Hybrid Advances (Apr 2024)
One-Pot template free synthesis of bimetallic alloy Pt-M/C (M = Fe, Co & Cu) with improved activity for electrocatalytic oxidation of methanol
Abstract
We prepared a simple, one-step synthesis of Pt-M (M = Co, Cu & Fe)/C supported on Vulcan-XC-72 carbon using the polyol reduction method. The morphology, structure and elemental composition of the prepared catalysts were confirmed by transmission electron microscopy (TEM), X-ray diffraction (XRD) and energy dispersive X-ray spectroscopy (EDX). Electrochemical characterization including electrochemical impedance, cyclic voltammetry and chronoamperometry were studied to compare the electrochemical activity of the as-prepared catalyst with standard 20 wt % Pt/C. From transmission electron microscopy studies, the estimated average particle size for PtFe/C, PtCo/C and PtCu/C were 16, 12 and 10 nm respectively. In cyclic voltammetry studies, the PtFe/C catalyst exhibited the maximum current density for electrooxidation of methanol (14.88 mA cm−2), compared to PtCu/C (9.96 mA cm−2), PtCo/C (4.66 mA cm−2) and Pt/C (2.34 mA cm−2).
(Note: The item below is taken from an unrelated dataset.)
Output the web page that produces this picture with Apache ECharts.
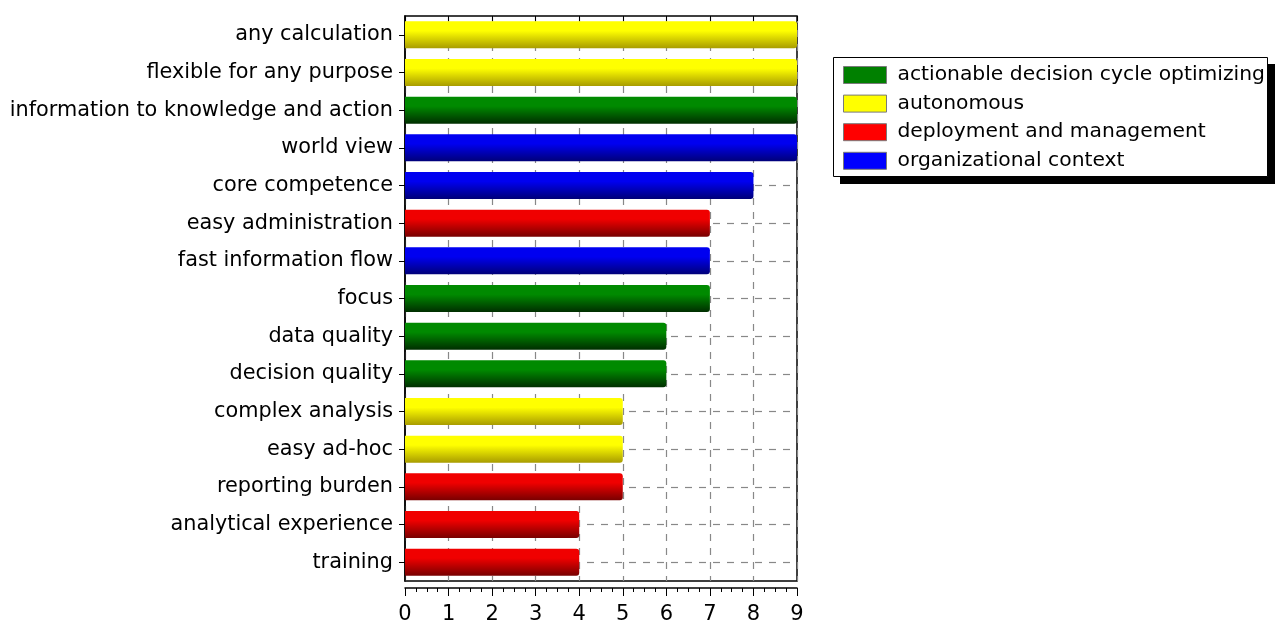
<!DOCTYPE html>
<html>
<head>
<meta charset="utf-8">
<style>
  html, body { margin: 0; padding: 0; background: #ffffff; }
  #chart { width: 1276px; height: 626px; }
</style>
<script src="https://cdn.jsdelivr.net/npm/echarts@6/dist/echarts.min.js"></script>
</head>
<body>
<div id="chart"></div>
<script>
// Criteria, listed top to bottom
const categories = [
  'any calculation', 'flexible for any purpose', 'information to knowledge and action',
  'world view', 'core competence', 'easy administration', 'fast information flow',
  'focus', 'data quality', 'decision quality', 'complex analysis', 'easy ad-hoc',
  'reporting burden', 'analytical experience', 'training'
];
const scores = [9, 9, 9, 9, 8, 7, 7, 7, 6, 6, 5, 5, 5, 4, 4];
const groupOf = [
  'autonomous', 'autonomous', 'actionable decision cycle optimizing',
  'organizational context', 'organizational context', 'deployment and management',
  'organizational context', 'actionable decision cycle optimizing',
  'actionable decision cycle optimizing', 'actionable decision cycle optimizing',
  'autonomous', 'autonomous', 'deployment and management',
  'deployment and management', 'deployment and management'
];
const groups = [
  'actionable decision cycle optimizing', 'autonomous',
  'deployment and management', 'organizational context'
];
const xTicks = [0, 1, 2, 3, 4, 5, 6, 7, 8, 9];

// Flat legend colour and top/bottom shades for the cylinder look
const palette = {
  'actionable decision cycle optimizing': { flat: '#008000', top: '#008a00', bottom: '#002e00' },
  'autonomous': { flat: '#ffff00', top: '#ffff00', bottom: '#a89c00' },
  'deployment and management': { flat: '#ff0000', top: '#f00000', bottom: '#780000' },
  'organizational context': { flat: '#0000ff', top: '#0000f0', bottom: '#000078' }
};

function shade(g) {
  const p = palette[g];
  return new echarts.graphic.LinearGradient(0, 0, 0, 1, [
    { offset: 0, color: p.top },
    { offset: 0.35, color: p.top },
    { offset: 1, color: p.bottom }
  ]);
}

const series = groups.map(g => ({
  name: g,
  type: 'bar',
  stack: 'one',
  barWidth: 27,
  data: scores.map((v, i) => (groupOf[i] === g ? v : '-')),
  itemStyle: { color: shade(g), borderRadius: [0, 3, 3, 0] }
}));

const font = 'DejaVu Sans';
const chart = echarts.init(document.getElementById('chart'), null, { renderer: 'canvas' });
chart.setOption({
  animation: false,
  backgroundColor: '#ffffff',
  grid: {
    left: 405, right: 479, top: 16, bottom: 45,
    show: true, borderColor: '#000000', borderWidth: 1.5, backgroundColor: 'transparent'
  },
  // Legend frame with a hard drop shadow
  graphic: [
    { type: 'rect', z: 1, shape: { x: 840, y: 64, width: 435, height: 120 },
      style: { fill: '#000000' } },
    { type: 'rect', z: 2, shape: { x: 833.5, y: 57.5, width: 434, height: 119 },
      style: { fill: '#ffffff', stroke: '#000000', lineWidth: 1 } }
  ],
  legend: {
    z: 10,
    orient: 'vertical',
    left: 843, top: 65,
    padding: 0,
    itemWidth: 43, itemHeight: 17, itemGap: 8.6,
    textStyle: { fontFamily: font, fontSize: 20.3, color: '#000000',
                 padding: [2, 0, 0, 6] },
    data: groups.map(g => ({ name: g, icon: 'rect',
      itemStyle: { color: palette[g].flat, borderColor: '#7a7a7a', borderWidth: 1 } }))
  },
  xAxis: [
    {
      type: 'value', position: 'bottom', min: 0, max: 9, interval: 1,
      offset: 7,
      axisLine: { show: true, lineStyle: { color: '#000000', width: 1.5 } },
      axisTick: { show: true, length: 8, lineStyle: { color: '#000000' } },
      minorTick: { show: true, splitNumber: 4, length: 4, lineStyle: { color: '#000000' } },
      axisLabel: { fontFamily: font, fontSize: 21, color: '#000000', margin: 16,
                   formatter: v => (xTicks.includes(v) ? String(v) : '') },
      splitLine: { show: true, lineStyle: { color: '#888888', type: [7, 7], width: 1.2 } }
    },
    {
      type: 'value', position: 'top', min: 0, max: 9, interval: 1,
      axisLine: { show: false },
      axisTick: { show: true, inside: true, length: 5, lineStyle: { color: '#000000' } },
      axisLabel: { show: false },
      splitLine: { show: false }
    }
  ],
  yAxis: {
    type: 'category', inverse: true, data: categories,
    axisLine: { show: true, lineStyle: { color: '#000000', width: 1.5 } },
    axisTick: { show: true, alignWithLabel: true, length: 6, lineStyle: { color: '#000000' } },
    axisLabel: { fontFamily: font, fontSize: 20.8, color: '#000000', margin: 12,
                 padding: [2, 0, 0, 0] },
    splitLine: { show: true, alignWithLabel: true, lineStyle: { color: '#888888', type: [7, 7], width: 1.2 } }
  },
  series: series
});
</script>
</body>
</html>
Also, the negative sweep onset potential and greater If/Ib ratio verified the enhanced activity of the PtFe/C catalyst. The stability of the catalyst was studied using chronoamperometric methods, which reveals the slow decay of the prepared catalyst and higher current density for initial and final time intervals. Impedance studies confirm that the PtFe/C catalyst exhibits the smallest semicircle, suggesting a significantly higher electrooxidation rate in comparison to the other catalysts. The electrocatalytic activity of the prepared catalyst follows the order: PtFe/C > PtCu/C > PtCo/C > Pt/C.